• **The request**:
Output the full listing below exactly as it reads, and skip anything that is a picture.

• **Collected data**:
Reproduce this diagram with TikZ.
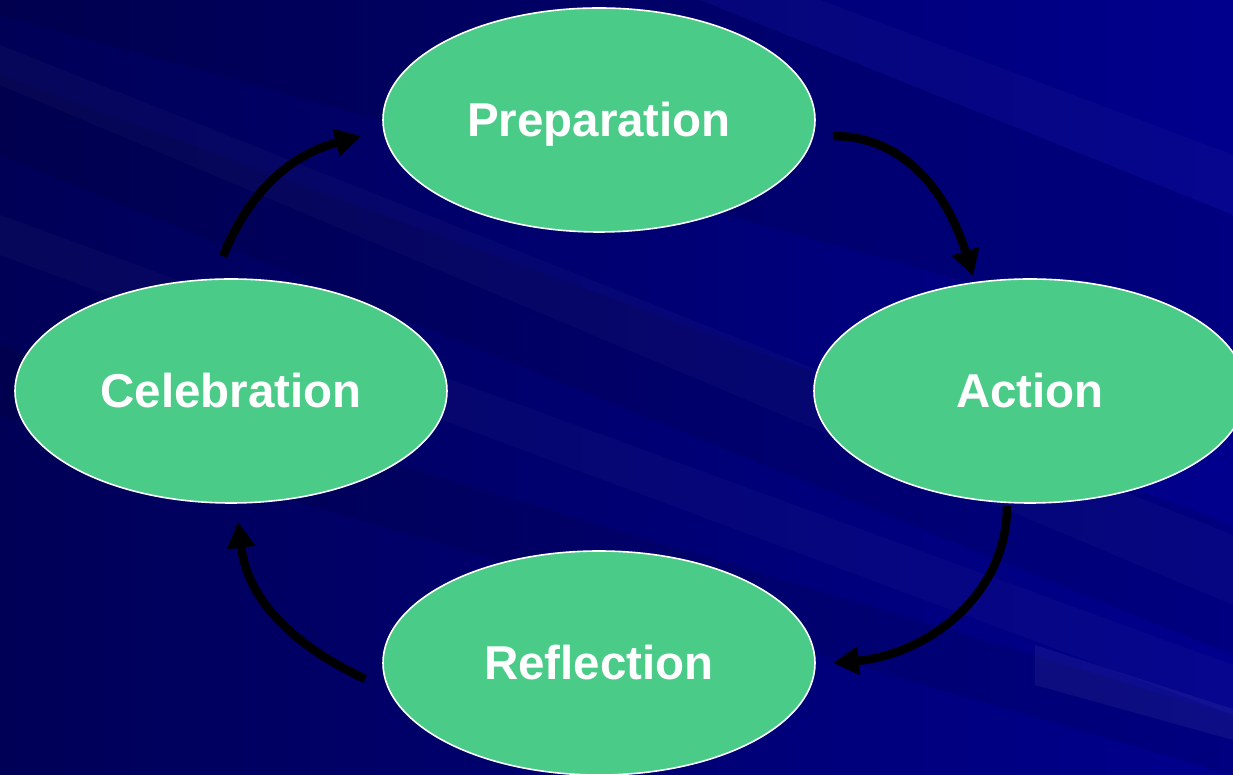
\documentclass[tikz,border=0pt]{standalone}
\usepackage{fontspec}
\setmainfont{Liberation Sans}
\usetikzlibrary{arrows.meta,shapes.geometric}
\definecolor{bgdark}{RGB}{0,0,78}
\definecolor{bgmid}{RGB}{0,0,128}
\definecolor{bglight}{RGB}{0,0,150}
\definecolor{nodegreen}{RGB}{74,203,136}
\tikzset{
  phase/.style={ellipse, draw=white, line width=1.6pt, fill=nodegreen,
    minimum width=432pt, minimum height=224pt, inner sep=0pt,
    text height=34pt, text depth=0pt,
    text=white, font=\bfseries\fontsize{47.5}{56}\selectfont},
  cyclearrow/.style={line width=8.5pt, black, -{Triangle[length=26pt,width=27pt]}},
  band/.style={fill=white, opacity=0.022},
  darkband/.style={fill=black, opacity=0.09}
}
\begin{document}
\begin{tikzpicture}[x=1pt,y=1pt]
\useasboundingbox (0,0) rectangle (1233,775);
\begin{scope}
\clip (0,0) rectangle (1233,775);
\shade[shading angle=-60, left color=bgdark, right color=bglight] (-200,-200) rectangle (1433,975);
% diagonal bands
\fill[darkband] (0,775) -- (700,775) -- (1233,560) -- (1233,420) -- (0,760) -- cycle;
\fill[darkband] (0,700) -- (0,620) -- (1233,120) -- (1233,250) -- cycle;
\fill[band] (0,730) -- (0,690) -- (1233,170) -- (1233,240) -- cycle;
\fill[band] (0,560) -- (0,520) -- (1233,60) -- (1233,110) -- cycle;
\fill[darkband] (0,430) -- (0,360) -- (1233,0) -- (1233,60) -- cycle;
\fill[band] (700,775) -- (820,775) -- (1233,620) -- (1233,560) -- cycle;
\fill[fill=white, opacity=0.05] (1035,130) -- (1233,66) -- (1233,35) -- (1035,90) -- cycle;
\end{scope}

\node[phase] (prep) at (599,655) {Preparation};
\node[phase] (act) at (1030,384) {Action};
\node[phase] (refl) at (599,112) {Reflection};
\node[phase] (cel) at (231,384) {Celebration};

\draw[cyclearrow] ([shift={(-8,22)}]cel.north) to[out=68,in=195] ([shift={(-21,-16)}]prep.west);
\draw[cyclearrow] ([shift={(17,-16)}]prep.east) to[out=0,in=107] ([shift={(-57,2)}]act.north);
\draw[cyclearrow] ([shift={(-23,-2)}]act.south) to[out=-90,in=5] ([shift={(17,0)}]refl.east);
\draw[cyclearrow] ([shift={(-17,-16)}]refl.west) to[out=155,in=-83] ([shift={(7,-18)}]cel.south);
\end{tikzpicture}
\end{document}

• **Exercise solution**:
Reproduce this diagram with TikZ.
\documentclass[tikz,border=0pt]{standalone}
\usepackage{fontspec}
\setmainfont{Liberation Sans}
\usetikzlibrary{arrows.meta,shapes.geometric}
\definecolor{bgdark}{RGB}{0,0,78}
\definecolor{bgmid}{RGB}{0,0,128}
\definecolor{bglight}{RGB}{0,0,150}
\definecolor{nodegreen}{RGB}{74,203,136}
\tikzset{
  phase/.style={ellipse, draw=white, line width=1.6pt, fill=nodegreen,
    minimum width=432pt, minimum height=224pt, inner sep=0pt,
    text height=34pt, text depth=0pt,
    text=white, font=\bfseries\fontsize{47.5}{56}\selectfont},
  cyclearrow/.style={line width=8.5pt, black, -{Triangle[length=26pt,width=27pt]}},
  band/.style={fill=white, opacity=0.022},
  darkband/.style={fill=black, opacity=0.09}
}
\begin{document}
\begin{tikzpicture}[x=1pt,y=1pt]
\useasboundingbox (0,0) rectangle (1233,775);
\begin{scope}
\clip (0,0) rectangle (1233,775);
\shade[shading angle=-60, left color=bgdark, right color=bglight] (-200,-200) rectangle (1433,975);
% diagonal bands
\fill[darkband] (0,775) -- (700,775) -- (1233,560) -- (1233,420) -- (0,760) -- cycle;
\fill[darkband] (0,700) -- (0,620) -- (1233,120) -- (1233,250) -- cycle;
\fill[band] (0,730) -- (0,690) -- (1233,170) -- (1233,240) -- cycle;
\fill[band] (0,560) -- (0,520) -- (1233,60) -- (1233,110) -- cycle;
\fill[darkband] (0,430) -- (0,360) -- (1233,0) -- (1233,60) -- cycle;
\fill[band] (700,775) -- (820,775) -- (1233,620) -- (1233,560) -- cycle;
\fill[fill=white, opacity=0.05] (1035,130) -- (1233,66) -- (1233,35) -- (1035,90) -- cycle;
\end{scope}

\node[phase] (prep) at (599,655) {Preparation};
\node[phase] (act) at (1030,384) {Action};
\node[phase] (refl) at (599,112) {Reflection};
\node[phase] (cel) at (231,384) {Celebration};

\draw[cyclearrow] ([shift={(-8,22)}]cel.north) to[out=68,in=195] ([shift={(-21,-16)}]prep.west);
\draw[cyclearrow] ([shift={(17,-16)}]prep.east) to[out=0,in=107] ([shift={(-57,2)}]act.north);
\draw[cyclearrow] ([shift={(-23,-2)}]act.south) to[out=-90,in=5] ([shift={(17,0)}]refl.east);
\draw[cyclearrow] ([shift={(-17,-16)}]refl.west) to[out=155,in=-83] ([shift={(7,-18)}]cel.south);
\end{tikzpicture}
\end{document}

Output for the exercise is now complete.